To borrow a military metaphor, in strategy and implementation, Tsai must be a generalissimo leading many divisions, each with its own general and assignments. For reasons of strategy, each national goal and challenge needs its own task force, team or division along with a responsible leader or general. Are things clearly marshaled in that way?

"Division leaders must be able to separate and prioritize the broad long-term goals of end game achievements and the more visible goals of short-term achievements.

One has the impression that the Tsai government is working on many projects and goals; but how well these are prioritized, coordinated and linked together is not evident or communicated via the media?
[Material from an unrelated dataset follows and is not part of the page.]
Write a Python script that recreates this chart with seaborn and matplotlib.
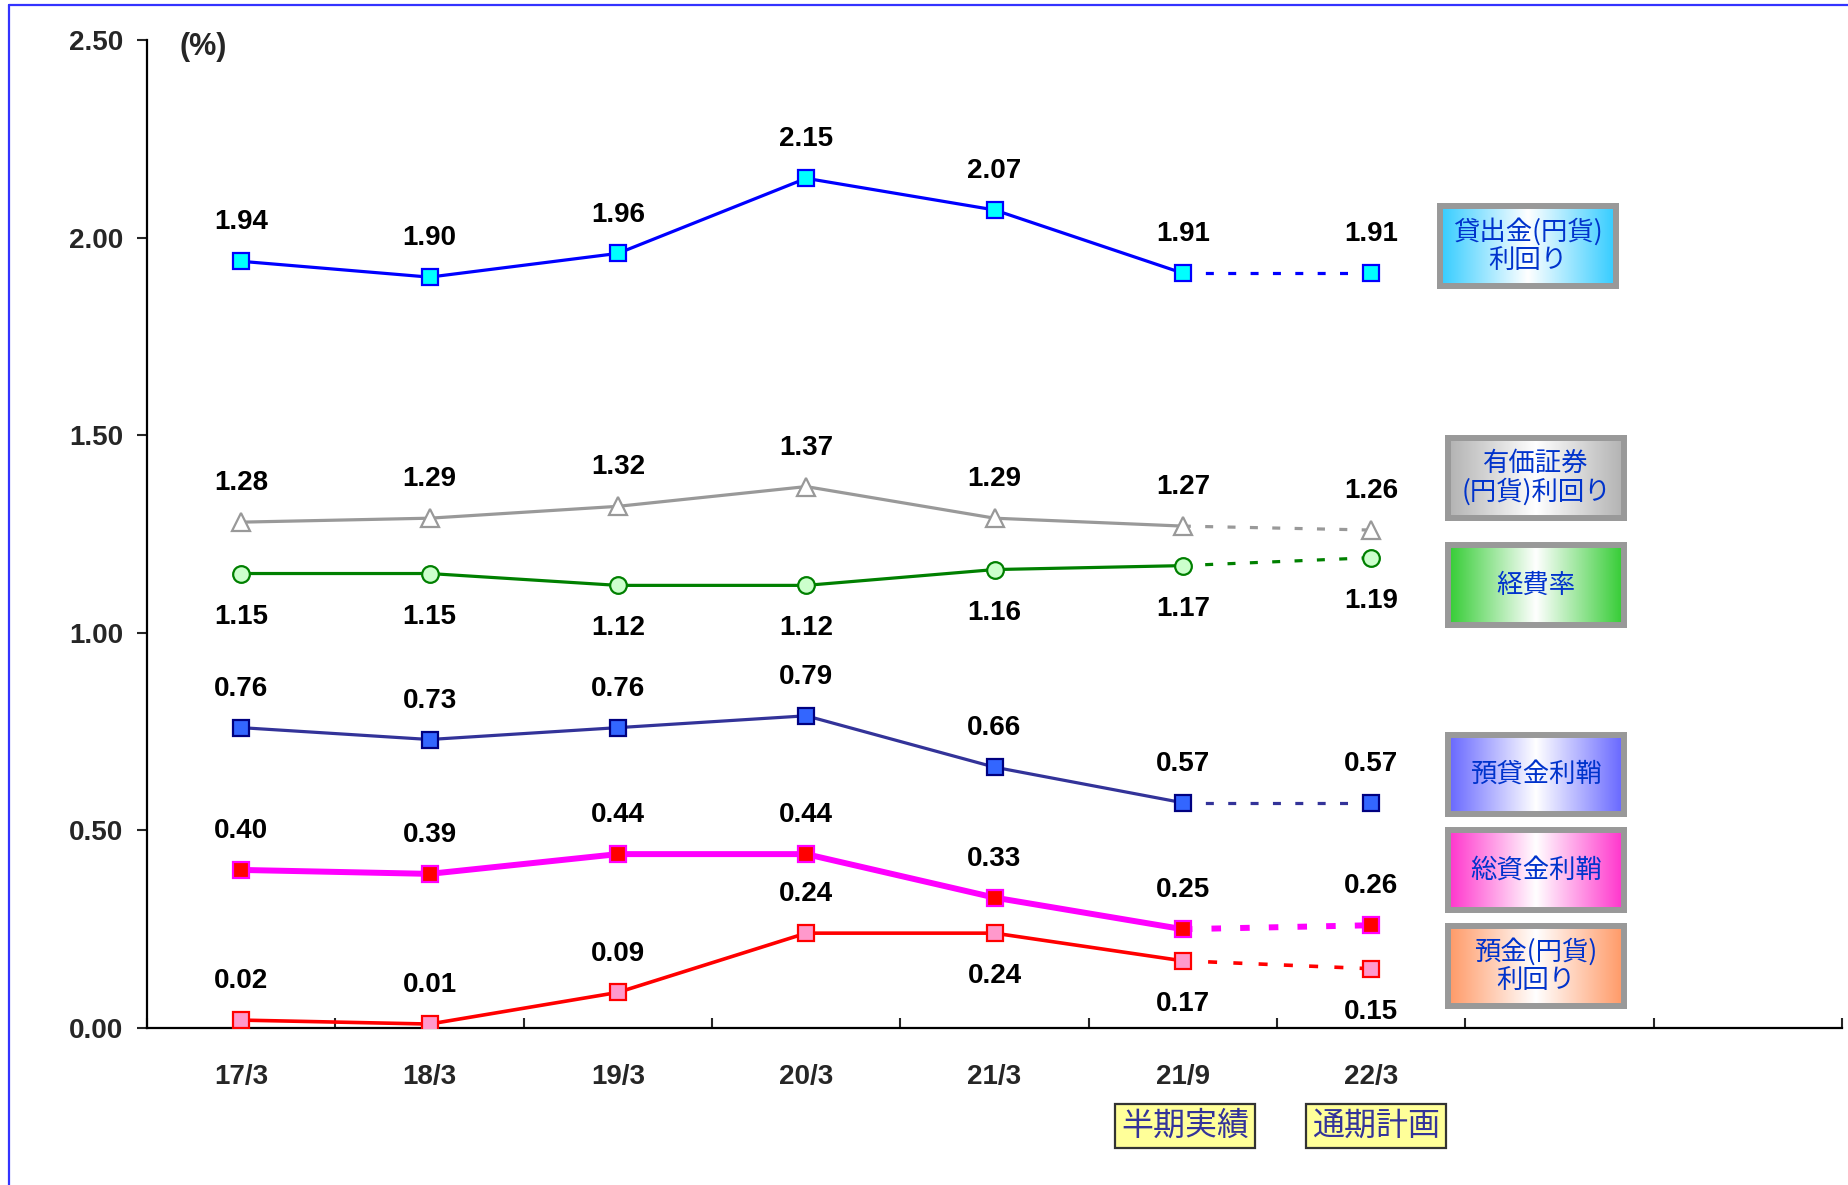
import numpy as np
import pandas as pd
import matplotlib
matplotlib.use("Agg")
import matplotlib.pyplot as plt
import seaborn as sns
from matplotlib.colors import LinearSegmentedColormap
from matplotlib.lines import Line2D

# =========================================================
# DATA
# =========================================================
periods = ["17/3", "18/3", "19/3", "20/3", "21/3", "21/9", "22/3"]

loan_yield = [1.94, 1.90, 1.96, 2.15, 2.07, 1.91, 1.91]
securities_yield = [1.28, 1.29, 1.32, 1.37, 1.29, 1.27, 1.26]
expense_ratio = [1.15, 1.15, 1.12, 1.12, 1.16, 1.17, 1.19]
loan_deposit_margin = [0.76, 0.73, 0.76, 0.79, 0.66, 0.57, 0.57]
overall_margin = [0.40, 0.39, 0.44, 0.44, 0.33, 0.25, 0.26]
deposit_yield = [0.02, 0.01, 0.09, 0.24, 0.24, 0.17, 0.15]

legend_labels = [
    "貸出金(円貨)\n利回り",
    "有価証券\n(円貨)利回り",
    "経費率",
    "預貸金利鞘",
    "総資金利鞘",
    "預金(円貨)\n利回り",
]

period_notes = ["半期実績", "通期計画"]

# =========================================================
# STYLE
# =========================================================
W, H = 1848, 1185

sns.set_theme(style="ticks")
plt.rcParams["font.family"] = ["Liberation Sans", "Noto Sans CJK JP", "DejaVu Sans"]

NUM_SIZE = 20
NUM_WEIGHT = "bold"

series = [
    # values, line colour, lw, marker, face, edge, ms, labels below
    (loan_yield, "#0000FF", 2.3, "s", "#00FFFF", "#0000FF", 11, []),
    (securities_yield, "#999999", 2.3, "^", "white", "#999999", 13, []),
    (expense_ratio, "#008000", 2.3, "o", "#CCFFCC", "#008000", 12, [0, 1, 2, 3, 4, 5, 6]),
    (loan_deposit_margin, "#333399", 2.3, "s", "#3366FF", "#000080", 11, []),
    (overall_margin, "#FF00FF", 4.3, "s", "#FF0000", "#FF00FF", 11, []),
    (deposit_yield, "#FF0000", 2.6, "s", "#FF99CC", "#FF0000", 11, [4, 5, 6]),
]

box_colors = ["#33CCFF", "#B2B2B2", "#33CC33", "#6666FF", "#FF33CC", "#FF9966"]
box_lefts = [1440, 1448, 1448, 1448, 1448, 1448]
box_rights = [1616, 1624, 1624, 1624, 1624, 1624]
box_tops = [206, 438, 545, 735, 830, 926]
box_bottoms = [286, 518, 625, 814, 910, 1006]

# =========================================================
# FIGURE
# =========================================================
fig = plt.figure(figsize=(W / 100, H / 100), dpi=100)
ax = fig.add_axes([147 / W, 1 - 1028 / H, (1842 - 147) / W, (1028 - 40) / H])

x = np.arange(len(periods))

for vals, lc, lw, mk, fc, ec, ms, below in series:
    df = pd.DataFrame({"x": x[:6], "y": vals[:6]})
    sns.lineplot(
        data=df, x="x", y="y", ax=ax, color=lc, linewidth=lw,
        marker=mk, markersize=ms, markerfacecolor=fc,
        markeredgecolor=ec, markeredgewidth=1.6, sort=False, zorder=3
    )
    dash = (0, (1.6, 3.2)) if lw > 4 else (0, (2.5, 4.5))
    ax.plot(x[5:7], vals[5:7], color=lc, linewidth=lw, linestyle=dash, zorder=2)
    ax.plot(x[6], vals[6], marker=mk, markersize=ms, markerfacecolor=fc,
            markeredgecolor=ec, markeredgewidth=1.6, zorder=4, linestyle="none")

    for i, v in enumerate(vals):
        off = -31 if i in below else 28
        ax.annotate(f"{v:.2f}", (x[i], v), xytext=(0, off), textcoords="offset points",
                    ha="center", va="center", fontsize=NUM_SIZE, color="black",
                    fontweight=NUM_WEIGHT)

# =========================================================
# AXES
# =========================================================
ax.set_xlim(-0.5, 8.5)
ax.set_ylim(0, 2.5)
ax.set_yticks(np.arange(0, 2.51, 0.5))
ax.set_yticklabels([f"{t:.2f}" for t in np.arange(0, 2.51, 0.5)], fontweight=NUM_WEIGHT)
ax.set_xticks(x)
ax.set_xticklabels(periods, fontweight=NUM_WEIGHT)
ax.set_xticks(np.arange(-0.5, 8.6, 1), minor=True)
ax.tick_params(axis="x", which="major", length=0, pad=26, labelsize=NUM_SIZE)
ax.tick_params(axis="x", which="minor", direction="in", length=7, width=1.5)
ax.tick_params(axis="y", direction="out", length=7, width=1.5, pad=10, labelsize=NUM_SIZE)
ax.set_xlabel("")
ax.set_ylabel("")
for s in ["top", "right"]:
    ax.spines[s].set_visible(False)
for s in ["left", "bottom"]:
    ax.spines[s].set_linewidth(1.6)
    ax.spines[s].set_color("black")
ax.grid(False)

fig.text(203 / W, 1 - 47 / H, "(%)", ha="center", va="center", fontsize=22,
         fontweight="bold")

# =========================================================
# GRADIENT LEGEND BOXES
# =========================================================
grad = np.linspace(0, 1, 256)[None, :]
for lab, col, lft, rgt, top, bot in zip(legend_labels, box_colors, box_lefts,
                                        box_rights, box_tops, box_bottoms):
    bax = fig.add_axes([lft / W, 1 - bot / H, (rgt - lft) / W, (bot - top) / H])
    cmap = LinearSegmentedColormap.from_list("g", [col, "white", col])
    bax.imshow(grad, aspect="auto", cmap=cmap, extent=[0, 1, 0, 1])
    bax.set_xticks([])
    bax.set_yticks([])
    for s in bax.spines.values():
        s.set_color("#999999")
        s.set_linewidth(4.3)
        s.set_visible(True)
    bax.text(0.5, 0.5, lab, ha="center", va="center", fontsize=19,
             color="#0033CC", family=["Noto Sans CJK JP"], linespacing=1.05)

# =========================================================
# PERIOD NOTES
# =========================================================
note_x = [1185 / W, 1376 / W]
for nx, note in zip(note_x, period_notes):
    fig.text(nx, 1 - 1126 / H, note, ha="center", va="center", fontsize=23,
             color="#333399", family=["Noto Sans CJK JP"],
             bbox=dict(boxstyle="square,pad=0.18", facecolor="#FFFF99",
                       edgecolor="#333333", linewidth=1.6))

# blue frame
fig.add_artist(Line2D([9 / W, 9 / W], [0, 1 - 5 / H], color="#3333FF", linewidth=1.6))
fig.add_artist(Line2D([9 / W, 1], [1 - 5 / H, 1 - 5 / H], color="#3333FF", linewidth=1.6))

fig.savefig("out.png", dpi=100)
In golf there is a saying: You drive for show, but you putt for dough. The many "generals" under Tsai must be able to do both. They can utilize the media as they work to achieve their goals in these two ways. They need to be able to proclaim and demonstrate the ambitious drives for show, but at the same time incorporate and show attention to detail to ensure that the results will be profitable.

Some challenges and goals are long term like that of joining the WHO's World Health Assembly and facing threats from China. They will always be there, as Taiwan does not have control over outside factors, its case can often only be advocated.

Goals need a strategy of alliances and communication to continually chip away at end results while China's hegemony demonstrates itself to the world as it badmouths the Dalai Lama and imprisons booksellers and those who fight for human rights.

The Tsai government has so far deftly avoided kowtowing to China, and maintained Taiwan's de facto independence. That can be done.

When China reduced its tourism to Taiwan, that loss was countered with promotion and increases from other countries.

The economy presents both long and short-term challenges for Tsai's generals. Goal setting needs to be done in each area; benchmarks and priorities in the "new southbound policy" must be established especially as South and Southeast Asia were neglected under the eight years of Ma's presidency.

Alliances also need to be made, both with other nations and within Taiwan. The New Power Party with its galvanizing force is sympathetic to change, and the Taiwan Solidarity Union, while it has no legislative seats can still be courted for background support. They should not be seen as adversaries. In the strategy game, even the media, who always want a story, can be an ally.

Finally, the history of warfare has long demonstrated that staff generals can and should be replaced if they are not up to the job. After one year, Tsai has had time to evaluate her staff and make decisions.

As the DPP looks to the future, Tsai's goals are clear, but her strategies, team building and communication need work. It is time for the DPP and Tsai to raise their game.